It’s easy to remember the 2012 Olympic Games, when the U.S. women’s gymnastics team won gold. The image is still burned into my retinas, not from the athletes’ blinding smiles, but from what they wore on the podium that evening: Gray and black tracksuits punctuated by electrically lime Nike “Volt” colored sneakers—a color that was suddenly everywhere, and is still fetishized by the high-design techwear industry. Volt has continued to be the color of progress in sports, a literal, brighter future looking right at you—and so over the years, Nike has resurrected it for important product launches.
But at this year’s Olympics in Tokyo, the tracksuits and shoes that Nike will provide athletes are a complete 180 from previous years. The uniforms are neutral in color—they appear to be white, but are actually a very faint gray. “This year . . . it’s almost a denial of color . . . that we think is gonna be [the standout],” says John Hoke, chief design officer at Nike. He jokingly calls the new aesthetic “rawthentic.”
Why the lack of color? It’s both a function and symbol of sustainability as Nike moves to what it calls a “zero waste” production process. The jacket is made from 100% recycled polyester. The pants are made from 100% recycled nylon and polyester. The shape of its silhouette makes some concessions for efficient, puzzle piece-like pattern cutting, which allows Nike to use almost all of the fabric on a spool in the garments. Nike could have dyed the material, but instead, the company left it raw to signal its own virtue.
“Color is a super important aspect of what people put on their bodies. We try to leverage color to announce technologies,” says Hoke, noting that Volt has been used for this in the past but a neutral like gray or beige is today. “I like to go back to how nature uses color, to attract species or repel them. There’s a power in how we use color to attract in our products.”
Nike’s medal uniforms do have some color, though. And where it comes in is a further advertisement for Nike’s sustainability story. The swoosh on the lapel is made of Nike grind (the branded name for ground-up old Nike shoes, which feel a lot like confetti made of rubber). The shoes are a spin on an upcoming line called Space Hippie, which will be available to consumers this summer.
“Space Hippie is a collection of products; it’s an exercise of constraint. If you were in a space capsule and something went wrong, you only use what’s onboard,” says Hoke. “You’d use ingenuity to MacGyver things together. We restrained our designers and said, ‘This [factory waste] is all you have. You have to use this to create a product.'”

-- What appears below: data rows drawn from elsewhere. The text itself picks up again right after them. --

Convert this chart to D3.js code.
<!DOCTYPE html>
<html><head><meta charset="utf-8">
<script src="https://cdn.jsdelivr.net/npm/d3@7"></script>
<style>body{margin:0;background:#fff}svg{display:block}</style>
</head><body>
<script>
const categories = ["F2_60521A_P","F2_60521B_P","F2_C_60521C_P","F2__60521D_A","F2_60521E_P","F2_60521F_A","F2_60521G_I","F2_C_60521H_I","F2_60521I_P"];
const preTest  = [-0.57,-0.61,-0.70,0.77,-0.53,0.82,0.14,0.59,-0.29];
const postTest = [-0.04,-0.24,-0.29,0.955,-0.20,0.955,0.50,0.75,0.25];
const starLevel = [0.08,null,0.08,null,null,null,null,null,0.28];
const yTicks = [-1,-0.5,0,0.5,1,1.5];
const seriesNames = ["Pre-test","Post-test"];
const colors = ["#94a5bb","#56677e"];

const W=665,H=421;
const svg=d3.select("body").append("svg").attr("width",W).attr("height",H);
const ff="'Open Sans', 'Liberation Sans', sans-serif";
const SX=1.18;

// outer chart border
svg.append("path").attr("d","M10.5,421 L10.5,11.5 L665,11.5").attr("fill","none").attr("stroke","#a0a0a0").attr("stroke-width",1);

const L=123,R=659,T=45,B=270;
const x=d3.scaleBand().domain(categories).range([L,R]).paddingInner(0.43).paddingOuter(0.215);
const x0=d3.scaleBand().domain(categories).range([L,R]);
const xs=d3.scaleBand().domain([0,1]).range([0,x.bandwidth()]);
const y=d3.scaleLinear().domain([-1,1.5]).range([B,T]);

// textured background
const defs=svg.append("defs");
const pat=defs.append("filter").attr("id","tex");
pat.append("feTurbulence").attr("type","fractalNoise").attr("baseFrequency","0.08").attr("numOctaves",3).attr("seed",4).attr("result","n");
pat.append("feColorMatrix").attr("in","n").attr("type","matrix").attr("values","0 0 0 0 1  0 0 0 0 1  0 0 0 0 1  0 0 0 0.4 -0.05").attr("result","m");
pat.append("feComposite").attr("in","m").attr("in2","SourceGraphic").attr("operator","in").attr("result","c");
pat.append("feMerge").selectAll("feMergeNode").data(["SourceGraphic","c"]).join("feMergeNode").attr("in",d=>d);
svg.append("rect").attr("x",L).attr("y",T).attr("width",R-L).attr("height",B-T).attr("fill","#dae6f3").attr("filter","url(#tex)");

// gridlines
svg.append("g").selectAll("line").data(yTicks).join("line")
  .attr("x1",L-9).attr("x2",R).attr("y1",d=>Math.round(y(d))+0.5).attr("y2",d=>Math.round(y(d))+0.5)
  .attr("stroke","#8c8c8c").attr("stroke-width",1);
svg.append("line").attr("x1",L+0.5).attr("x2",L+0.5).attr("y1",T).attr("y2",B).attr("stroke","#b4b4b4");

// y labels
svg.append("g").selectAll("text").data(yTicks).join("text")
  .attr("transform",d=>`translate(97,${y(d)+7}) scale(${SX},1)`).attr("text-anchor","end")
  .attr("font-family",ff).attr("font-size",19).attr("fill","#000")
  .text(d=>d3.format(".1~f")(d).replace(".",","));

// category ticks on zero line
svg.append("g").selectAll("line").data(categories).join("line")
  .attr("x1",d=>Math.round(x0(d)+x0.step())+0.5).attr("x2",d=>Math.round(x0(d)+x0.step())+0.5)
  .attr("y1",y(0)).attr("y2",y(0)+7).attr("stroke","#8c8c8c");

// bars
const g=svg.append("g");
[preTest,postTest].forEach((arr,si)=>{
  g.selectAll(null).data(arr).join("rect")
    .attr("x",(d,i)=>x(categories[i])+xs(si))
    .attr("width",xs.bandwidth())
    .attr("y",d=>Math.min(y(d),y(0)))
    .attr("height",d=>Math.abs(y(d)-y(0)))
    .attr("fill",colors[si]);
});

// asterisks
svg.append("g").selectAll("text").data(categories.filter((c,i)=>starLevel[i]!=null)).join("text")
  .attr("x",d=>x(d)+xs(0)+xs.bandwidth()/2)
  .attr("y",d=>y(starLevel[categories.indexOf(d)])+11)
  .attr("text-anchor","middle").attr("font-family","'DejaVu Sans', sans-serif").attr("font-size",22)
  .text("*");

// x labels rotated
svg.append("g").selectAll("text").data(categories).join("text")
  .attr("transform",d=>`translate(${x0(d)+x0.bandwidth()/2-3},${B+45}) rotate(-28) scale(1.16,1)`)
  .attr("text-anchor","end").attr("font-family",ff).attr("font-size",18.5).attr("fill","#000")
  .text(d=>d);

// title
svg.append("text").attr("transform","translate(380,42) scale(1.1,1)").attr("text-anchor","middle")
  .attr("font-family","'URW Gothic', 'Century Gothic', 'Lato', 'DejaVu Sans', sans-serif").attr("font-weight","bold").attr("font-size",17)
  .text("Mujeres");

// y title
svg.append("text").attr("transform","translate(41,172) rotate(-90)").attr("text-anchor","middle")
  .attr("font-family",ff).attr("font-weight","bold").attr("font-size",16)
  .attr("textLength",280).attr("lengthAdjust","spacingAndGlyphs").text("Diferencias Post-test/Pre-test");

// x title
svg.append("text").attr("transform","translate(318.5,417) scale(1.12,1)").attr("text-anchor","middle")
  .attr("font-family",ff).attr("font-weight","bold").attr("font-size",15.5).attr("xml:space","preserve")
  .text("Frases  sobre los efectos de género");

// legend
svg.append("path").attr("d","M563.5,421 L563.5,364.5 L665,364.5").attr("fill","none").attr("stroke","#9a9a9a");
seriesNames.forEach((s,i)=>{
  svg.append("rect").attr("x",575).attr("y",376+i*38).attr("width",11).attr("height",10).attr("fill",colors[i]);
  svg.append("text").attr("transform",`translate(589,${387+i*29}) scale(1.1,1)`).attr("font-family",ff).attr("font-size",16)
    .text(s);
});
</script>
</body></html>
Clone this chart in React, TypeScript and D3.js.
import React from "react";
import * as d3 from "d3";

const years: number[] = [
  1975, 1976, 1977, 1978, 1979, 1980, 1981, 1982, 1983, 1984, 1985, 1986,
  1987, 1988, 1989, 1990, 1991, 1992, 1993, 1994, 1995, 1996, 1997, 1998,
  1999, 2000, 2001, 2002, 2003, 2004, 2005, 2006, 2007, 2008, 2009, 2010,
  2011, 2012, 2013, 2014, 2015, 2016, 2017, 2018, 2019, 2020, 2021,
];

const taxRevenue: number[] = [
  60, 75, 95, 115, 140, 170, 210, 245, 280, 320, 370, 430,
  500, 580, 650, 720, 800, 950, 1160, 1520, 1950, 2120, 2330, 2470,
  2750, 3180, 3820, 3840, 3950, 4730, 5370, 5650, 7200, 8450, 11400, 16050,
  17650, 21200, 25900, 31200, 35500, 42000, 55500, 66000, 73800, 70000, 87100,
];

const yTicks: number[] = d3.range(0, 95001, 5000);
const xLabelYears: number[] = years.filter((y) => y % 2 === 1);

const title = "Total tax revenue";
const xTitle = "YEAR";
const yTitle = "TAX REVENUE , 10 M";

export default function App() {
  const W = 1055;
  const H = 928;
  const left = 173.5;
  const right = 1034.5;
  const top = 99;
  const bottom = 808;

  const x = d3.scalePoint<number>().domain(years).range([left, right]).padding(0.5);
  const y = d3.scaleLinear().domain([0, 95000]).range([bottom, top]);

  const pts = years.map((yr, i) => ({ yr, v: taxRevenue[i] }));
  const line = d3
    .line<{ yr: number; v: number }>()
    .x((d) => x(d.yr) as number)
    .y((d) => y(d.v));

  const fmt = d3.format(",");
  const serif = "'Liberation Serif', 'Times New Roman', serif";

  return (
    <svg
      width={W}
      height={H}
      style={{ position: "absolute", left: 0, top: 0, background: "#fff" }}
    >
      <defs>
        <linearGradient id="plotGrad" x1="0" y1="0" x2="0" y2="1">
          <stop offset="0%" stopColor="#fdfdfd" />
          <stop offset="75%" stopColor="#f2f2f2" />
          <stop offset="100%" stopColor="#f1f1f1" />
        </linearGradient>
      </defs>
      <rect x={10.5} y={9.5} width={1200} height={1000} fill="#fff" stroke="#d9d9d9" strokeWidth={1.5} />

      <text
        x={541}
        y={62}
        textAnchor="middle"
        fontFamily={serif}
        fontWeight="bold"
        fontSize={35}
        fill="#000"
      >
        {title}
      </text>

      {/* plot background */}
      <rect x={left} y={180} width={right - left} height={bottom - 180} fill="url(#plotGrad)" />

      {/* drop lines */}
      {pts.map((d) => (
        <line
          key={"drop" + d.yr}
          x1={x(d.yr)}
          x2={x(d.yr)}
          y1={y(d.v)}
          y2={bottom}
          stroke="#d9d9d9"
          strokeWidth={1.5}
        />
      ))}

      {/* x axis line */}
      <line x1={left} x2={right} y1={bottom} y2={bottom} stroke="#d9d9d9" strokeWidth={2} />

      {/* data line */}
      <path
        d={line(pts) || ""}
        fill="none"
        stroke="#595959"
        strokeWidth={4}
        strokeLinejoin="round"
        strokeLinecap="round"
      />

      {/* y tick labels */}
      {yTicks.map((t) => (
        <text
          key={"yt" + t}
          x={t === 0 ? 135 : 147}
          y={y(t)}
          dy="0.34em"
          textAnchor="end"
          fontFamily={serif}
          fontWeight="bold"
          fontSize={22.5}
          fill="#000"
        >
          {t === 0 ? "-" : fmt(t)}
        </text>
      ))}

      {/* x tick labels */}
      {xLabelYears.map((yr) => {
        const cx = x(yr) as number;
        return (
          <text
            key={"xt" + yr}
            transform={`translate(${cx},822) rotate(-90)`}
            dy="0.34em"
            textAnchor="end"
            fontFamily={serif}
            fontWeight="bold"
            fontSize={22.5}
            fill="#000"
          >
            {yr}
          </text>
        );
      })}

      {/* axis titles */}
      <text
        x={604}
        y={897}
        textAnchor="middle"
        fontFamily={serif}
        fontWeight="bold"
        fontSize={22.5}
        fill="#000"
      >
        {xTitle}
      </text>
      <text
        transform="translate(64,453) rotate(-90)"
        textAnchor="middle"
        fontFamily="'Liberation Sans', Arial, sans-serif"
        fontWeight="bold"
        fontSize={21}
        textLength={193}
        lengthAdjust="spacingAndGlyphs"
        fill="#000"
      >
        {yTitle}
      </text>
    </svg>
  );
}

Space Hippie shoes feature a Flyknit upper—Nike’s sock-like yarn that it weaves into shoes—made from 85% recycled material ranging from T-shirt scraps to water bottles. Its outsoles are made from 15% Nike grind, giving them the dotted look. The periwinkle outsole color is from the spillover of making foam outsoles for other Nike shoes.
“We’re not disguising anything. The material is the material. It speaks for itself,” says Hoke. “In years, we’ll look back and say a single-use product is never a good thing. Great brands and designers [will need to] rethink and reimagine materials over, and over, and over again.”